Additionally, there is a protocol for the Geneious [52] software available [53]. However, Geneious is closed source and GUI based, which is not in the scope of this study. There is also another publication describing a method for assembling chloroplasts [54]. However, the link to the software is not active anymore.

Our Setup

We want to use a minimum of different parameter settings for all assembly programs to enable a fair comparison. Therefore, we decided to specify that all programs have to work based on two input files, representing a data set’s forward (forward.fq) and reverse (reverse.fq) sequence file in FASTQ format. Depending on the assembler, output files with different names and locations are generated. Those different files are copied and renamed to ensure that each assembly approach produces the same output file (output.fa). Additionally, we set an environment variable for all programs to control the number of allowed threads. All three requirements (defined input file names, defined output file name, thread number control via environment variable) are ensured by a simple wrapper script (wrapper.sh). Finally, for a maximum of reproducibility all programs have been bundled into individual docker images based on a central base image which provides all the required software. Those docker images were used for the recording of the consumption of computational resources. Those docker images have been used for the performance benchmarking on a four Intel CPU-E7 8867 v3 system offering 1 TB of RAM. Furthermore, all our docker images have been converted into singularity containers for the quantitative measurement on simulated and real data sets. Singularity container were built from docker images for usage on a HPC-environment using Singularity v.2.5.2 [55] All singularity containers were run on Intel® Xeon® Gold 6140 Processors using a Slurm workload manager version 17.11.8 [56]. Assemblies were run on 4 threads using 10 GiB RAM with a time limit of 48 h.

Data

Simulated

To avoid suffering from sequencing errors and biological variances, we simulated perfect reads based on the A. thaliana (TAIR10) chloroplast assembly [57]. We used a sliding window approach with seqkit [58]. The exact commands are documented in 03_representative_datasets.md in [41]. For the final simulated data sets reads based on mixtures of the A. thaliana (TAIR10) core and chloroplast genome were generated with different ratios (0:1, 1:10, 1:100, and 1:1000).

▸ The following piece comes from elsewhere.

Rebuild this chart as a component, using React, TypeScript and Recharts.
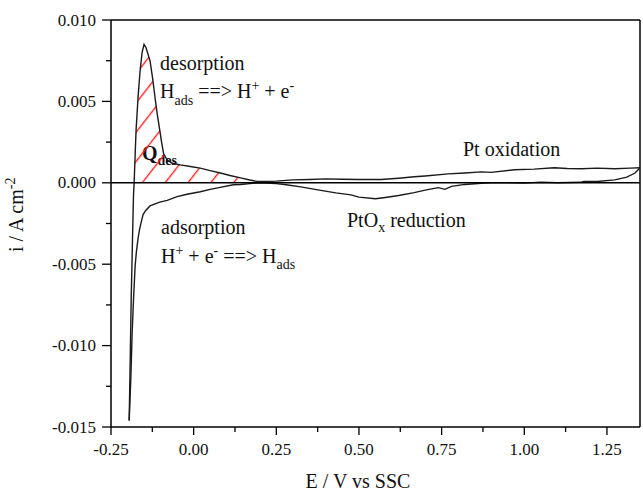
import React from 'react'
import {
  ComposedChart, Line, Area, XAxis, YAxis, ReferenceLine, Customized,
} from 'recharts'

// cyclic voltammogram of Pt, E in V vs SSC, i in A cm-2
// anodic sweep (lower vertex -> upper vertex)
const anodicSweep: [number, number][] = [
  [-0.195, -0.0146], [-0.192, -0.0110], [-0.189, -0.0072], [-0.185, -0.0035],
  [-0.182, -0.0008], [-0.180, 0.0], [-0.177, 0.0017], [-0.174, 0.0033],
  [-0.168, 0.0053], [-0.162, 0.0069], [-0.156, 0.0080], [-0.150, 0.0085],
  [-0.144, 0.0083], [-0.138, 0.0079], [-0.132, 0.0075], [-0.124, 0.0064],
  [-0.116, 0.0051], [-0.110, 0.0042], [-0.103, 0.0033], [-0.097, 0.0025],
  [-0.091, 0.0018], [-0.080, 0.0014], [-0.065, 0.0012], [-0.040, 0.0011],
  [-0.010, 0.0010], [0.020, 0.0009], [0.050, 0.00075], [0.081, 0.0006],
  [0.110, 0.00045], [0.142, 0.0003], [0.170, 0.00017], [0.192, 0.00008],
  [0.220, 0.00008], [0.250, 0.0001], [0.300, 0.00018], [0.350, 0.0002],
  [0.400, 0.00024], [0.450, 0.00022], [0.500, 0.0002], [0.567, 0.0002],
  [0.620, 0.00028], [0.667, 0.00037], [0.700, 0.00042], [0.770, 0.00055],
  [0.820, 0.0006], [0.870, 0.00067], [0.900, 0.00064], [0.970, 0.0008],
  [1.030, 0.00084], [1.090, 0.00092], [1.130, 0.00088], [1.174, 0.00086],
  [1.220, 0.0009], [1.274, 0.00086], [1.320, 0.0009], [1.350, 0.00092],
]

// cathodic sweep (upper vertex -> lower vertex)
const cathodicSweep: [number, number][] = [
  [1.350, 0.00092], [1.335, 0.0006], [1.310, 0.00035], [1.274, 0.00018],
  [1.220, 0.00008], [1.180, 0.00008], [1.170, 0.00003], [1.100, 0.0],
  [1.050, 0.00003], [1.000, -0.00002], [0.950, 0.0], [0.900, 0.0],
  [0.870, -0.00003], [0.820, -0.0001], [0.780, -0.00022], [0.760, -0.0004],
  [0.740, -0.0003], [0.700, -0.00045], [0.667, -0.0006], [0.620, -0.00078],
  [0.580, -0.0009], [0.550, -0.00098], [0.500, -0.00088], [0.476, -0.00074],
  [0.430, -0.00062], [0.380, -0.00045], [0.324, -0.00025], [0.280, -0.00012],
  [0.250, -0.00005], [0.200, 0.0], [0.170, -0.00005], [0.142, -0.0001],
  [0.120, -0.00012], [0.080, -0.00028], [0.050, -0.0004], [0.020, -0.00055],
  [-0.020, -0.0007], [-0.050, -0.00085], [-0.080, -0.00108], [-0.105, -0.0012],
  [-0.132, -0.00142], [-0.145, -0.0017], [-0.153, -0.00195], [-0.159, -0.00245],
  [-0.164, -0.0029], [-0.168, -0.0034], [-0.173, -0.0042], [-0.177, -0.0051],
  [-0.182, -0.0072], [-0.186, -0.0092], [-0.190, -0.0120], [-0.195, -0.0146],
]

const xMajorTicks = [-0.25, 0, 0.25, 0.5, 0.75, 1.0, 1.25]
const xMinorTicks = [-0.125, 0.125, 0.375, 0.625, 0.875, 1.125]
const yMajorTicks = [-0.015, -0.01, -0.005, 0, 0.005, 0.01]
const yMinorTicks = [-0.0125, -0.0075, -0.0025, 0.0025, 0.0075]

const anodicData = anodicSweep.map(([E, i]) => ({ E, i }))
const cathodicData = cathodicSweep.map(([E, i]) => ({ E, i }))
// Q_des: hydrogen desorption charge region (anodic branch above zero)
const hatchData = anodicData.filter((d) => d.E >= -0.18 && d.E <= 0.192)

const FONT = '"Liberation Serif", "Times New Roman", serif'
const INK = '#111'

const XTick = (props: any) => {
  const { x, y, payload } = props
  const major = xMajorTicks.includes(payload.value)
  return (
    <g>
      <line x1={x} x2={x} y1={y} y2={y + (major ? 8 : 5)} stroke="#000" strokeWidth={1.3} />
      {major && (
        <text x={x} y={y + 28} textAnchor="middle" fontSize={17} fontFamily={FONT} fill={INK}>
          {payload.value.toFixed(2)}
        </text>
      )}
    </g>
  )
}

const YTick = (props: any) => {
  const { x, y, payload } = props
  const major = yMajorTicks.includes(payload.value)
  return (
    <g>
      <line x1={x - (major ? 9 : 5)} x2={x} y1={y} y2={y} stroke="#000" strokeWidth={1.3} />
      {major && (
        <text x={x - 15} y={y + 5.5} textAnchor="end" fontSize={17} fontFamily={FONT} fill={INK}>
          {payload.value.toFixed(3)}
        </text>
      )}
    </g>
  )
}

const Annotations = () => (
  <g fontFamily={FONT} fill={INK} fontSize={20}>
    <text x={160} y={70}>desorption</text>
    <text x={160} y={98}>
      H<tspan fontSize={14} dy={7}>ads</tspan>
      <tspan dy={-7}> ==&gt; H</tspan>
      <tspan fontSize={14} dy={-8}>+</tspan>
      <tspan dy={8}> + e</tspan>
      <tspan fontSize={14} dy={-8}>-</tspan>
    </text>
    <text x={142} y={160} fontWeight="bold">
      Q<tspan fontSize={14} dy={5}>des</tspan>
    </text>
    <text x={463} y={156}>Pt oxidation</text>
    <text x={347} y={227}>
      PtO<tspan fontSize={14} dy={5}>x</tspan>
      <tspan dy={-5}> reduction</tspan>
    </text>
    <text x={161} y={234}>adsorption</text>
    <text x={161} y={263}>
      H<tspan fontSize={14} dy={-8}>+</tspan>
      <tspan dy={8}> + e</tspan>
      <tspan fontSize={14} dy={-8}>-</tspan>
      <tspan dy={8}> ==&gt; H</tspan>
      <tspan fontSize={14} dy={6}>ads</tspan>
    </text>
    <text x={358} y={488} textAnchor="middle">E / V vs SSC</text>
    <text transform="translate(23,252) rotate(-90)">
      i / A cm<tspan fontSize={14} dy={-8}>-2</tspan>
    </text>
  </g>
)

export default function App() {
  return (
    <div style={{ position: 'absolute', left: 0, top: 0, background: '#fff' }}>
      <ComposedChart width={643} height={493} margin={{ top: 20, right: 3, left: 0, bottom: 0 }}>
        <defs>
          <pattern id="hatch" patternUnits="userSpaceOnUse" width={18} height={18}
            patternTransform="rotate(38)">
            <line x1={8.6} y1={0} x2={8.6} y2={18} stroke="#ff2020" strokeWidth={1.4} />
          </pattern>
        </defs>
        <XAxis
          type="number" dataKey="E" domain={[-0.25, 1.35]}
          ticks={[...xMajorTicks, ...xMinorTicks].sort((a, b) => a - b)}
          interval={0} tickSize={0} tickMargin={0} tickLine={false}
          tick={<XTick />} height={66}
          axisLine={{ stroke: '#000', strokeWidth: 1.5 }}
        />
        <YAxis
          type="number" domain={[-0.015, 0.01]}
          ticks={[...yMajorTicks, ...yMinorTicks].sort((a, b) => a - b)}
          interval={0} tickSize={0} tickMargin={0} tickLine={false}
          tick={<YTick />} width={111}
          axisLine={{ stroke: '#000', strokeWidth: 1.5 }}
        />
        <ReferenceLine y={0.01} stroke="#000" strokeWidth={1.5} />
        <ReferenceLine x={1.35} stroke="#000" strokeWidth={1.5} />
        <Area data={hatchData} dataKey="i" type="linear" stroke="none"
          fill="url(#hatch)" fillOpacity={1} isAnimationActive={false} />
        <Line data={anodicData} dataKey="i" type="linear" stroke="#1a1a1a"
          strokeWidth={1.4} dot={false} isAnimationActive={false} />
        <Line data={cathodicData} dataKey="i" type="linear" stroke="#1a1a1a"
          strokeWidth={1.4} dot={false} isAnimationActive={false} />
        <ReferenceLine y={0} stroke="#000" strokeWidth={1.4} />
        <Customized component={Annotations} />
      </ComposedChart>
    </div>
  )
}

Additionally, we generated data with different read lengths (150bp and 250bp). All data simulated contain exactly 2 million read pairs.

Real

We selected real data deposited at SRA [27]. We searched all data that matched (((((((“green plants”[orgn]) AND “wgs”[Strategy]) AND “illumina”[Platform]) AND “biomol dna”[Properties]) AND “paired”[Layout]) AND “random”[Selection])) AND “public”[Access] [59]. For each species with a reference chloroplast in Cp-Base [60], we selected one data set of those. In total, this accumulated to 369 data sets (table S1) representing a broad spectrum of the green plants (figure 7).

Evaluation Criteria

Computational Resources

We recorded the mean and the peak CPU usage, the peak memory consumption, and the size of the assembly folder for each program. As input data, we used different data sets comprising 25 000, 250 000 and 2 500 000 read pairs sampled from our simulated reads. We used our docker image setup (table 4) to run all assembly programs three times for each parameter setting. The different settings combined different input data and different number of threads to use (1, 2, 4 and 8).

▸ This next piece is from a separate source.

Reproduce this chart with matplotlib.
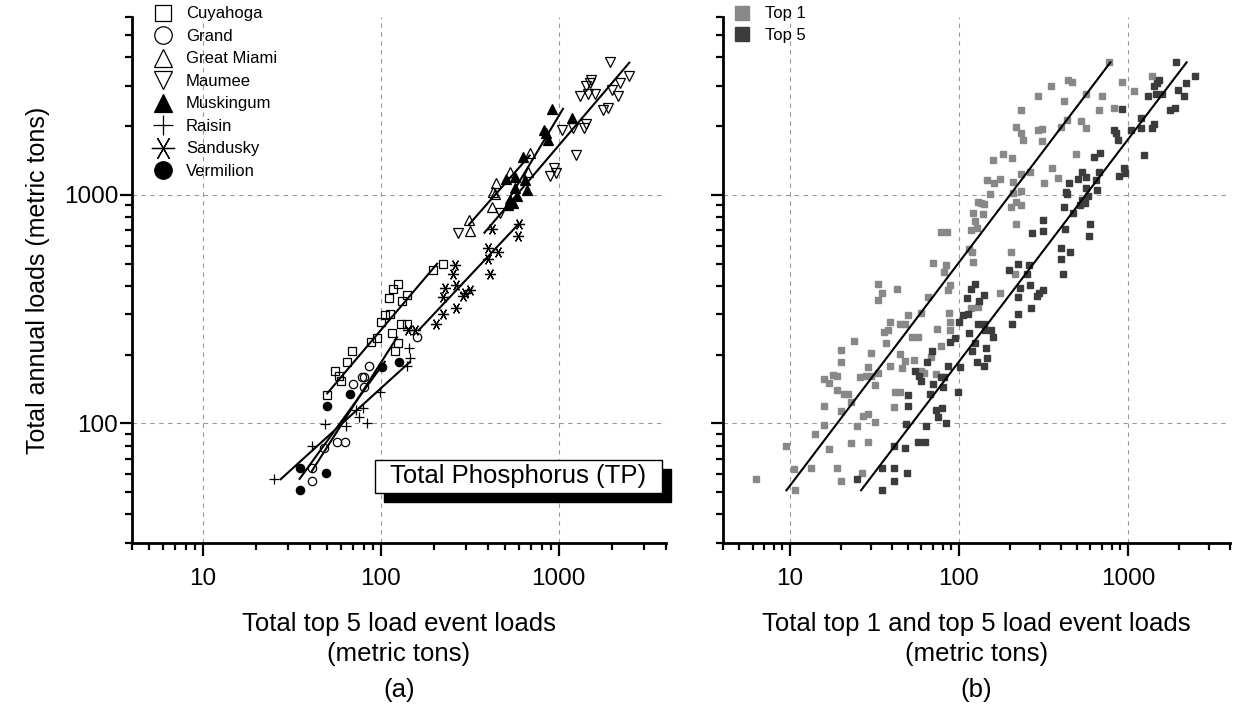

Some programs will use more CPU threads than specified, therefore, the number of CPUs available have been fixed using the CPU option while running the docker run command. For each assembly setting, we recorded the peak memory consumption, the CPU usage (mean and peak CPU usage) and the size of the folder where the assembly was calculated. The values of CPU and memory usage have been obtained by docker. The disk usage was estimated using the GNU tool du. We used GNU parallel for queuing of the different settings [61].